Wiederholung mit der grassierenden Zika-Variante

Allerdings mahnt der Experte vor übereilten Schlüssen: Denn die Forscher verwandten eine Zika-Variante, die seit längerem im Labor kultiviert wurde und die zudem von der afrikanischen Linie des Erregers stammt. Um einen Zusammenhang bei der aktuellen Epidemie klarer aufzuzeigen, müsse man die Versuche mit der asiatischen Zika-Variante, die derzeit in Lateinamerika kursiert, wiederholen.
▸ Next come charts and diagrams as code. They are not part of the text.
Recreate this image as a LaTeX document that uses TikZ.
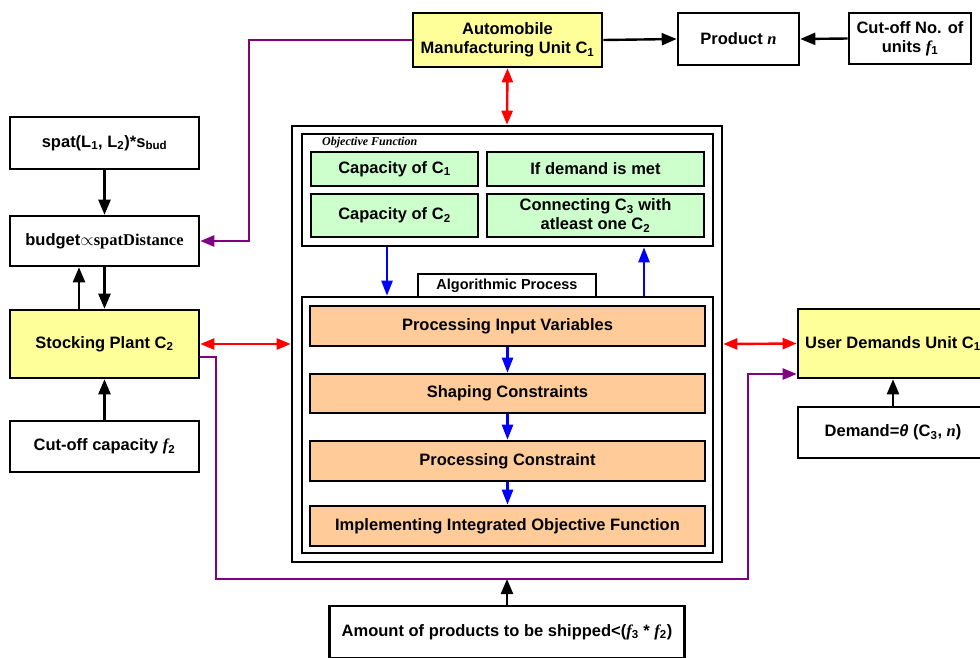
\documentclass[tikz,border=0pt]{standalone}
\usepackage{fontspec}
\setmainfont{Liberation Sans}
\newfontfamily\timesfont{Liberation Serif}
\usepackage{xcolor}
\usepackage{tikz}
\usetikzlibrary{calc, arrows.meta}

\definecolor{unityellow}{HTML}{FFFF99}
\definecolor{objgreen}{HTML}{CCFFCC}
\definecolor{procorange}{HTML}{FFCC99}
\definecolor{linkpurple}{HTML}{800080}

\newcommand{\ivar}[1]{{\timesfont\bfseries\itshape #1}}

\begin{document}
\begin{tikzpicture}[x=1pt, y=-1pt,
    box/.style={draw, line width=2.6pt, inner sep=0pt, align=center,
        font=\bfseries\fontsize{16.5}{19}\selectfont},
    unitbox/.style={box, fill=unityellow},
    objitem/.style={box, fill=objgreen},
    procitem/.style={box, fill=procorange},
    frame/.style={draw, line width=2.6pt, inner sep=0pt},
    blk/.style={line width=2.4pt, -{Triangle[length=15pt,width=12pt]}},
    redlink/.style={red, line width=2.4pt, {Triangle[length=14pt,width=11pt]}-{Triangle[length=14pt,width=11pt]}},
    bluelink/.style={blue, line width=2.4pt, -{Triangle[length=15pt,width=11pt]}},
    purplink/.style={linkpurple, line width=2.4pt}]

    \useasboundingbox (0,0) rectangle (980,657);

    % Khung chinh ben giua
    \node[frame, minimum width=430pt, minimum height=436pt] (outer) at (507,344) {};
    \node[frame, minimum width=411pt, minimum height=112pt] (objbox) at (507.5,190) {};
    \node[frame, minimum width=411pt, minimum height=256pt] (algbox) at (507.5,425) {};
    \node[box, fill=white, minimum width=178pt, minimum height=23pt,
        font=\bfseries\fontsize{14.5}{17}\selectfont] (algtitle) at (507,285.5) {Algorithmic Process};
    \node[anchor=west, inner sep=0pt, font=\fontsize{12}{14}\selectfont] (objlabel) at (322,143)
        {\timesfont\bfseries\itshape Objective Function};

    % Cac o cua ham muc tieu
    \node[objitem, minimum width=167pt, minimum height=34pt] (cap1) at (394.5,169) {Capacity of C\textsubscript{1}};
    \node[objitem, minimum width=217pt, minimum height=34pt] (demmet) at (595.5,169) {If demand is met};
    \node[objitem, minimum width=167pt, minimum height=43pt] (cap2) at (394.5,215.5) {Capacity of C\textsubscript{2}};
    \node[objitem, minimum width=217pt, minimum height=43pt] (connect) at (595.5,215.5)
        {Connecting C\textsubscript{3} with\\atleast one C\textsubscript{2}};

    % Cac buoc xu ly
    \node[procitem, minimum width=395pt, minimum height=40pt] (proc1) at (507.5,326) {Processing Input Variables};
    \node[procitem, minimum width=395pt, minimum height=39pt] (proc2) at (507.5,393.5) {Shaping Constraints};
    \node[procitem, minimum width=395pt, minimum height=40pt] (proc3) at (507.5,461) {Processing Constraint};
    \node[procitem, minimum width=395pt, minimum height=40pt] (proc4) at (507.5,526) {Implementing Integrated Objective Function};

    % Cac khoi ben ngoai
    \node[unitbox, minimum width=189pt, minimum height=54pt] (auto) at (507.5,40)
        {Automobile\\Manufacturing Unit C\textsubscript{1}};
    \node[box, minimum width=121pt, minimum height=52pt] (product) at (738.5,39) {Product \ivar{n}};
    \node[box, minimum width=122pt, minimum height=51pt] (cutunits) at (910,38.5)
        {Cut-off No. of\\units \ivar{f}\textsubscript{1}};
    \node[box, minimum width=189pt, minimum height=52pt] (spat) at (104.5,143)
        {spat(L\textsubscript{1}, L\textsubscript{2})*s\textsubscript{bud}};
    \node[box, minimum width=189pt, minimum height=50pt] (budget) at (104.5,241)
        {budget{\timesfont$\propto$spatDistance}};
    \node[unitbox, minimum width=189pt, minimum height=68pt] (stock) at (104.5,344) {Stocking Plant C\textsubscript{2}};
    \node[box, minimum width=189pt, minimum height=51pt] (capf2) at (104.5,446.5)
        {Cut-off capacity \ivar{f}\textsubscript{2}};
    \node[unitbox, minimum width=190pt, minimum height=69pt] (user) at (893,343.5) {User Demands Unit C\textsubscript{1}};
    \node[box, minimum width=190pt, minimum height=51pt] (demand) at (893,432.5)
        {Demand=\textit{θ} (C\textsubscript{3}, \ivar{n})};
    \node[box, minimum width=355pt, minimum height=52pt] (amount) at (507,632)
        {Amount of products to be shipped<(\ivar{f}\textsubscript{3} * \ivar{f}\textsubscript{2})};

    % Mui ten den
    \draw[blk] (auto.east) -- (product.west);
    \draw[blk] (cutunits.west) -- (product.east);
    \draw[blk] (spat.south) -- (budget.north);
    \draw[blk] (budget.south) -- (stock.north);
    \draw[blk] ($(stock.north)+(-25.5,0)$) -- ($(budget.south)+(-25.5,0)$);
    \draw[blk] (capf2.north) -- (stock.south);
    \draw[blk] (demand.north) -- (user.south);
    \coordinate (shipjoin) at (507,579);
    \draw[blk] (amount.north) -- (shipjoin);

    % Mui ten do hai chieu
    \draw[redlink] (auto.south) -- (outer.north);
    \draw[redlink] (stock.east) -- (outer.west);
    \draw[redlink] (outer.east) -- (user.west);

    % Duong tim
    \draw[purplink, -{Triangle[length=14pt,width=11pt]}] (auto.west) -- ++(-163,0) |- (budget.east);
    \coordinate (stockout) at ($(stock.east)+(0,13)$);
    \coordinate (userin) at ($(user.west)+(0,30.5)$);
    \draw[purplink, -{Triangle[length=14pt,width=11pt]}] (stockout) -- (216,357) -- (216,579)
        -- (748,579) -- (748,374) -- (userin);

    % Mui ten xanh
    \draw[bluelink] ($(objbox.south)+(-120.5,0)$) -- ($(algbox.north)+(-120.5,0)$);
    \draw[bluelink] ($(algbox.north)+(136.5,0)$) -- ($(objbox.south)+(136.5,0)$);
    \draw[bluelink] (proc1.south) -- (proc2.north);
    \draw[bluelink] (proc2.south) -- (proc3.north);
    \draw[bluelink] (proc3.south) -- (proc4.north);

\end{tikzpicture}
\end{document}
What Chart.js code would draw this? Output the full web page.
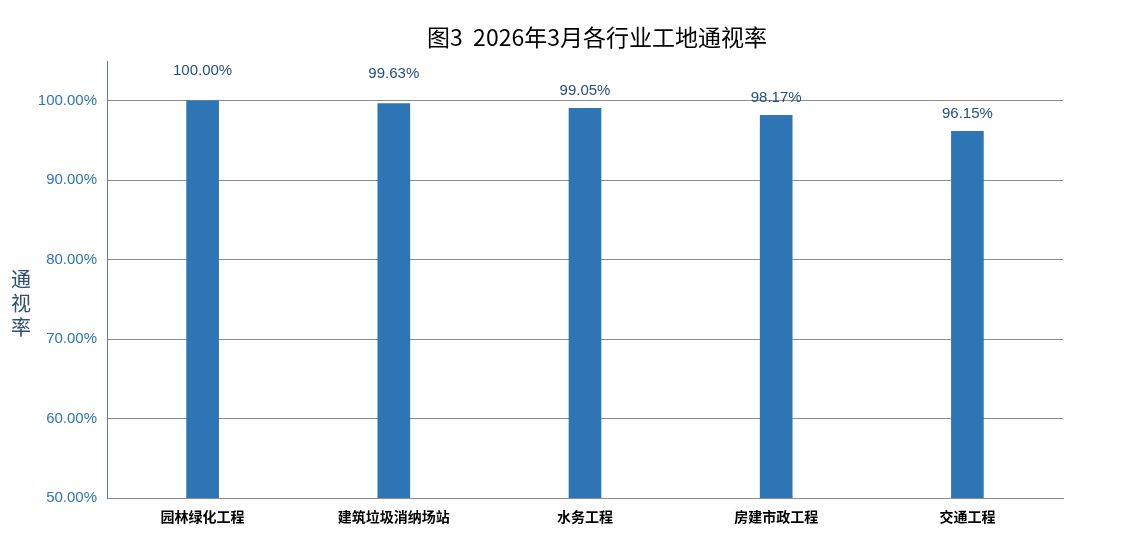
<!DOCTYPE html>
<html lang="zh">
<head>
    <meta charset="UTF-8">
    <title>各行业工地通视率</title>
    <style>
        html, body { margin: 0; padding: 0; background: #fff; }
        .wrap { width: 1128px; height: 541px; }
    </style>
</head>
<body>
    <div class="wrap"><canvas id="rateChart" width="1128" height="541"></canvas></div>

    <script src="https://cdn.jsdelivr.net/npm/chart.js"></script>
    <script>
const categories = ['园林绿化工程', '建筑垃圾消纳场站', '水务工程', '房建市政工程', '交通工程'];
const rates = [100.00, 99.63, 99.05, 98.17, 96.15];
const yTicks = [50, 60, 70, 80, 90, 100];
const chartTitle = '图3  2026年3月各行业工地通视率';
const yTitle = ['通', '视', '率'];

// 标题、纵轴名称、柱顶数值
const extrasPlugin = {
    id: 'extras',
    afterDraw(chart) {
        const ctx = chart.ctx;
        ctx.save();
        ctx.fillStyle = '#000';
        ctx.font = '23px "Noto Sans CJK SC"';
        ctx.textAlign = 'center';
        ctx.textBaseline = 'middle';
        ctx.fillText(chartTitle, 597, 37);

        ctx.fillStyle = '#2f4f75';
        ctx.font = '20px "Noto Sans CJK SC"';
        yTitle.forEach((ch, i) => ctx.fillText(ch, 21, 279 + i * 24));

        const meta = chart.getDatasetMeta(0);
        ctx.fillStyle = '#24507f';
        ctx.font = '15px "Liberation Sans", sans-serif';
        meta.data.forEach((bar, i) => {
            const lift = rates[i] > 99.5 ? 30 : 17;
            ctx.fillText(rates[i].toFixed(2) + '%', bar.x, bar.y - lift);
        });
        ctx.restore();
    }
};

const ctx = document.getElementById('rateChart').getContext('2d');
new Chart(ctx, {
    type: 'bar',
    data: {
        labels: categories,
        datasets: [{
            data: rates,
            backgroundColor: '#2e75b6',
            barThickness: 32
        }]
    },
    options: {
        responsive: false,
        animation: false,
        layout: { padding: { top: 61, right: 65, left: 0, bottom: 0 } },
        plugins: {
            legend: { display: false },
            tooltip: { enabled: false }
        },
        scales: {
            x: {
                grid: { display: false, drawTicks: false },
                border: { color: '#8c8c8c', width: 1 },
                ticks: {
                    color: '#000',
                    padding: 10,
                    font: { family: '"Noto Sans CJK SC"', size: 14, weight: 'bold' }
                },
                afterFit(scale) { scale.height = 43; }
            },
            y: {
                min: 50,
                max: 105,
                afterBuildTicks(scale) { scale.ticks = yTicks.map(v => ({ value: v })); },
                grid: { color: '#8c8c8c', drawTicks: false },
                border: { color: '#4f7fb8', width: 1 },
                ticks: {
                    color: '#2e75b6',
                    padding: 10,
                    font: { family: '"Liberation Sans", sans-serif', size: 15 },
                    callback: v => v.toFixed(2) + '%'
                },
                afterFit(scale) { scale.width = 107; }
            }
        }
    },
    plugins: [extrasPlugin]
});
    </script>
</body>
</html>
Erst Anfang vergangener Woche hatten französische Forscher im Fachblatt „The Lancet“ eine klare Verbindung zwischen dem Zika-Virus und dem Guillain-Barré-Syndrom aufgezeigt. Diese seltene Autoimmun-Erkrankung geht mit Lähmungserscheinungen einher und kann tödlich enden.

WHO berät weitere Schritt

Seit Montag beraten Experten auf Einladung der WHO in Genf, auf welchen Gebieten es am meisten Handlungs- und Forschungsbedarf gibt, um die Zika-Epidemie sowie die Fehlbildungen zu stoppen. Ab Dienstag diskutiert außerdem auch das Notfallkomitee der WHO, ob ihre Empfehlungen noch schärfer gefasst werden sollen.